ENTRIES PROVIDED:
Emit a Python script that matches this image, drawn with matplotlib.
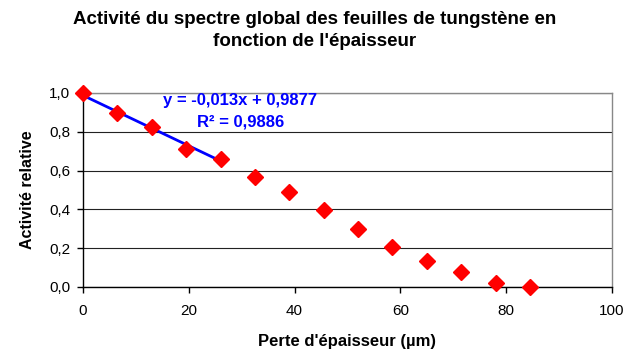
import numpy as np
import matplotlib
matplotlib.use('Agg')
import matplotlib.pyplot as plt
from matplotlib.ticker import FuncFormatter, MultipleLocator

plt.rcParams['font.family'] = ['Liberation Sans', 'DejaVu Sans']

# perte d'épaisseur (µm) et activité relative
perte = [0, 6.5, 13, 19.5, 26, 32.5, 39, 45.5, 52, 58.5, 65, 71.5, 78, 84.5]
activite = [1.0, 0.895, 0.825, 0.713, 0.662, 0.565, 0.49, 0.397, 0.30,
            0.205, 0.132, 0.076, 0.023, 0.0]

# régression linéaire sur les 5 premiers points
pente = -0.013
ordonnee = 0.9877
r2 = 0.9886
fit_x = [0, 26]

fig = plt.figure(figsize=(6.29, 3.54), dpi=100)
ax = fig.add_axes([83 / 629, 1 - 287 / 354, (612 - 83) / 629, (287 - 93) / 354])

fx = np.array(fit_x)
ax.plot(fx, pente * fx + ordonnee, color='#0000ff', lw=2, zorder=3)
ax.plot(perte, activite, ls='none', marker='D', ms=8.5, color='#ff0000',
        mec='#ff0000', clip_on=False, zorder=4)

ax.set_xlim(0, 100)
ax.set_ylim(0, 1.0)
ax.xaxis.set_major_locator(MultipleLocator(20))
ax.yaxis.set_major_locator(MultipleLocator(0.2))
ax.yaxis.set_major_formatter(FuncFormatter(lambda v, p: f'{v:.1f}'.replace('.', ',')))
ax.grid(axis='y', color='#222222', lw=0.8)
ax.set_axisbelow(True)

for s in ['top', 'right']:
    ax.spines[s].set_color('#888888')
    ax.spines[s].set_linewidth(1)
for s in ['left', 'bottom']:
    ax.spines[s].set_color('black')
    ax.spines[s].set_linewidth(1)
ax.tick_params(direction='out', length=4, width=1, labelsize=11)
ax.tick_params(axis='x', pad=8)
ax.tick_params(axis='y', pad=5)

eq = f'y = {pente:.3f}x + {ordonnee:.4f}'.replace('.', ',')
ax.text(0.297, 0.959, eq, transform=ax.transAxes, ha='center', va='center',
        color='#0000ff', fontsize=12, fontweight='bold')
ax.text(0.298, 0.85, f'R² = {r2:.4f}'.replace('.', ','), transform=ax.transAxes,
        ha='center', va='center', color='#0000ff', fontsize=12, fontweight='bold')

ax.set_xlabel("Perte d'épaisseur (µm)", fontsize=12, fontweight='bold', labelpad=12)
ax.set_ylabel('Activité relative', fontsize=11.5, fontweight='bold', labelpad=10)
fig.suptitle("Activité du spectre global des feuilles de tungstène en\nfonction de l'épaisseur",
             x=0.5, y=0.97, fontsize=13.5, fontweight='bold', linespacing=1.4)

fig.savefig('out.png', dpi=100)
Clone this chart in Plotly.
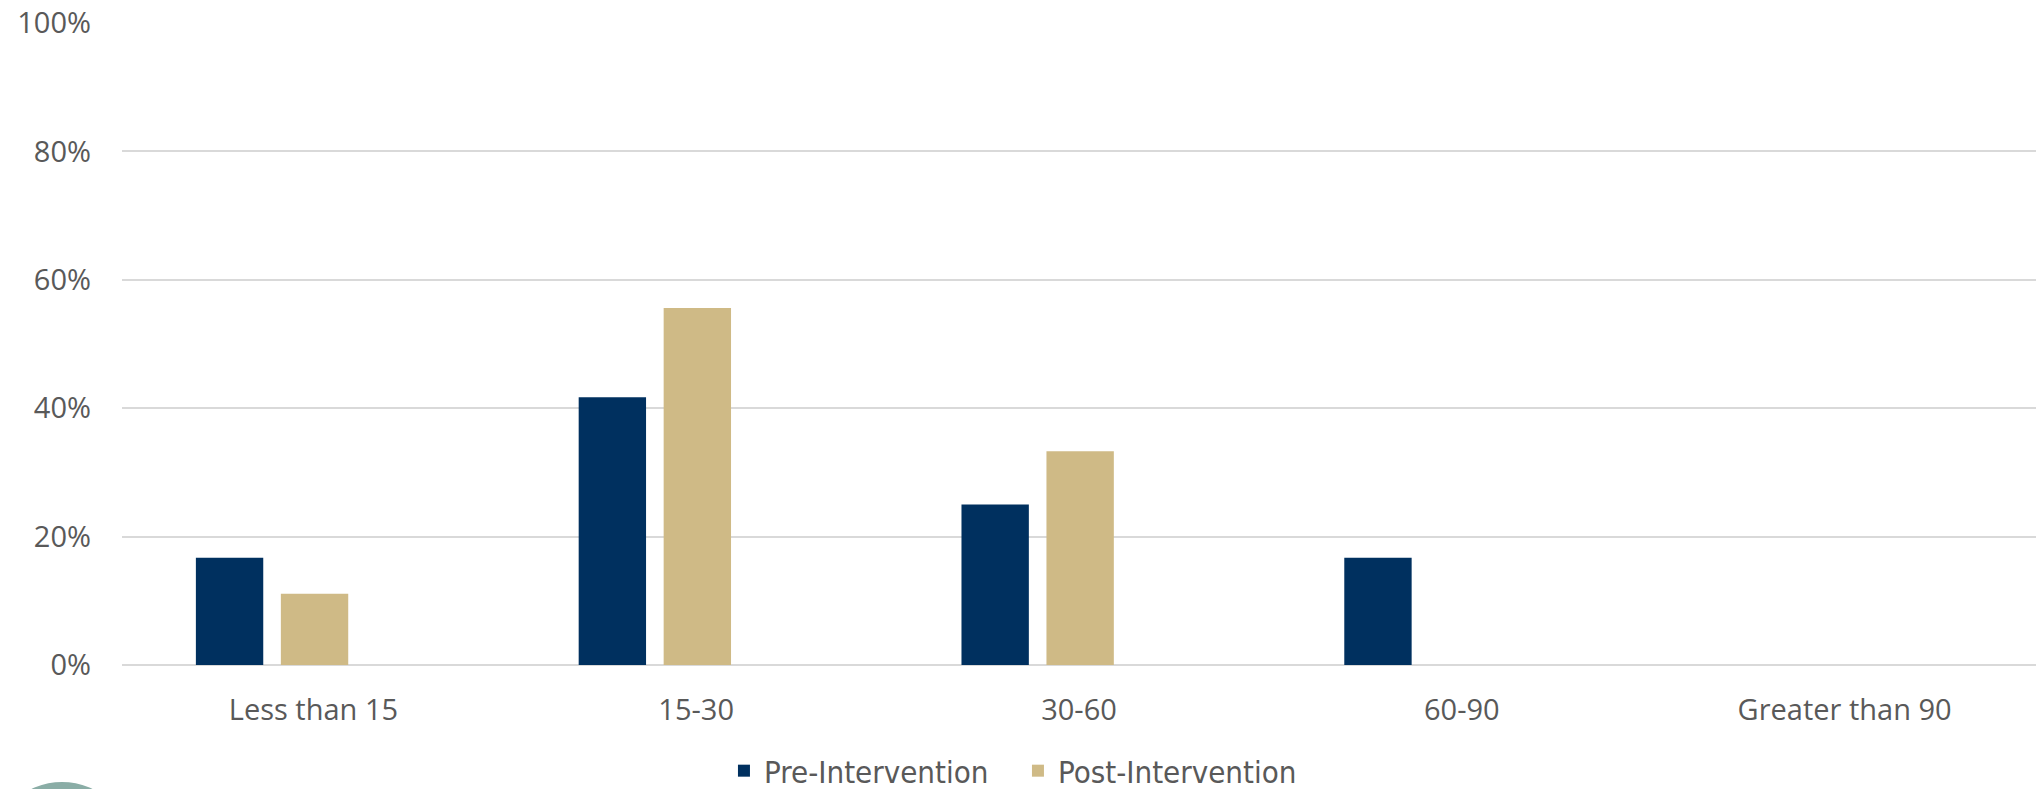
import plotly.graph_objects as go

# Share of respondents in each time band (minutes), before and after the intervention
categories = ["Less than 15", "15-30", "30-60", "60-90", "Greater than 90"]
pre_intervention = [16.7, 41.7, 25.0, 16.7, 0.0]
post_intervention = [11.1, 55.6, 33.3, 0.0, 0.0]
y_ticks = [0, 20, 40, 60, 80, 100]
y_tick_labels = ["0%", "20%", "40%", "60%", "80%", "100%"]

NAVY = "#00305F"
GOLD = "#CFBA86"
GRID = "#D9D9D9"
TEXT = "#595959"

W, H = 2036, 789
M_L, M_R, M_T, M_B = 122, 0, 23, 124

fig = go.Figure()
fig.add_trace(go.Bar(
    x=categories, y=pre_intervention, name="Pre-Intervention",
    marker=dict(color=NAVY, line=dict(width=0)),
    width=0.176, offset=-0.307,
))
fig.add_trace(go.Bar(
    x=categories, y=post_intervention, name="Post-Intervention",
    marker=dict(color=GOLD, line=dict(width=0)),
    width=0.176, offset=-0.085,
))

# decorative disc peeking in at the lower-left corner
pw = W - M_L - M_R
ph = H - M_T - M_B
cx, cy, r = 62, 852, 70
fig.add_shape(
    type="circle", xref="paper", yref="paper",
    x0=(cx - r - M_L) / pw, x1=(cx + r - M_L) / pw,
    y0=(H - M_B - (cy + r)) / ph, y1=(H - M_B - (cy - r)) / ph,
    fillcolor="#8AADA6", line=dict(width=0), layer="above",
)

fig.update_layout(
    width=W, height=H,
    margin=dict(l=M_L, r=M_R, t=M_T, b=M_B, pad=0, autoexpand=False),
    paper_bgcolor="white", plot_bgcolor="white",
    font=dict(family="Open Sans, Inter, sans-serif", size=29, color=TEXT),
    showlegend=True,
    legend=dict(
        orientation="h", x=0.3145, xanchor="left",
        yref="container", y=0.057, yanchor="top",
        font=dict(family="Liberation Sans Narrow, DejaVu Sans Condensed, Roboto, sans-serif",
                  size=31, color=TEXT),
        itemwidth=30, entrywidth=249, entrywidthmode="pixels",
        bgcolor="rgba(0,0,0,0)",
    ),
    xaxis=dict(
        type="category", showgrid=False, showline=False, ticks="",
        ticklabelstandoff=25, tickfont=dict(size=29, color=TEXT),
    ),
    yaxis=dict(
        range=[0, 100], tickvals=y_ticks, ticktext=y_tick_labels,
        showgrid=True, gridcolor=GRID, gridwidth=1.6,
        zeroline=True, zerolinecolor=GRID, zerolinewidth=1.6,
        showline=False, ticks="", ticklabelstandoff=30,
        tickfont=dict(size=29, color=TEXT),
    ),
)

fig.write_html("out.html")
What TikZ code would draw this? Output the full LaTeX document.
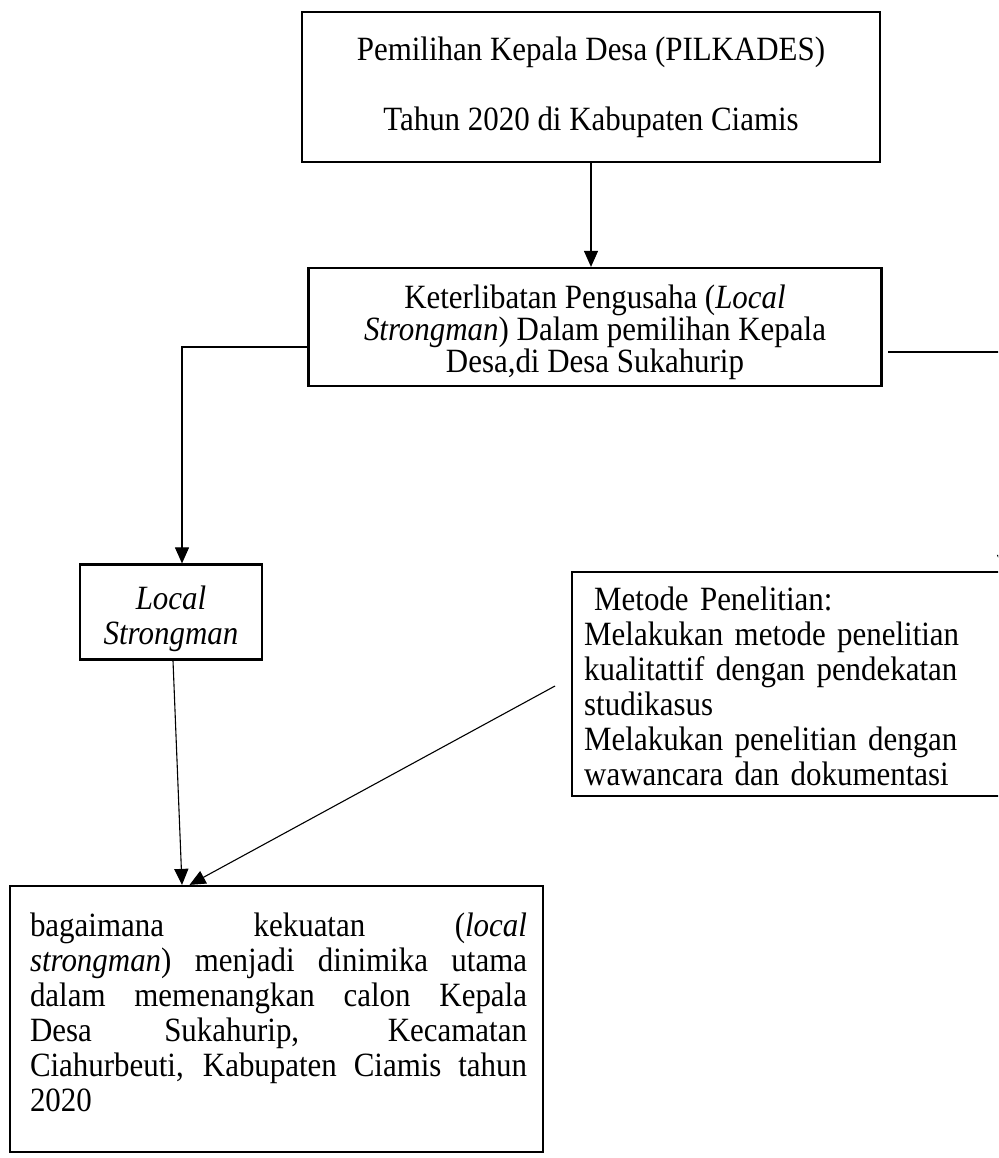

EXERCISE:
Repeat only what runs from the first line of the records above to the line with "mec='#ff0000', clip_on=False, zorder=4)", both included, word for word, minus the pictures.

TASK SOLUTION:
Emit a Python script that matches this image, drawn with matplotlib.
import numpy as np
import matplotlib
matplotlib.use('Agg')
import matplotlib.pyplot as plt
from matplotlib.ticker import FuncFormatter, MultipleLocator

plt.rcParams['font.family'] = ['Liberation Sans', 'DejaVu Sans']

# perte d'épaisseur (µm) et activité relative
perte = [0, 6.5, 13, 19.5, 26, 32.5, 39, 45.5, 52, 58.5, 65, 71.5, 78, 84.5]
activite = [1.0, 0.895, 0.825, 0.713, 0.662, 0.565, 0.49, 0.397, 0.30,
            0.205, 0.132, 0.076, 0.023, 0.0]

# régression linéaire sur les 5 premiers points
pente = -0.013
ordonnee = 0.9877
r2 = 0.9886
fit_x = [0, 26]

fig = plt.figure(figsize=(6.29, 3.54), dpi=100)
ax = fig.add_axes([83 / 629, 1 - 287 / 354, (612 - 83) / 629, (287 - 93) / 354])

fx = np.array(fit_x)
ax.plot(fx, pente * fx + ordonnee, color='#0000ff', lw=2, zorder=3)
ax.plot(perte, activite, ls='none', marker='D', ms=8.5, color='#ff0000',
        mec='#ff0000', clip_on=False, zorder=4)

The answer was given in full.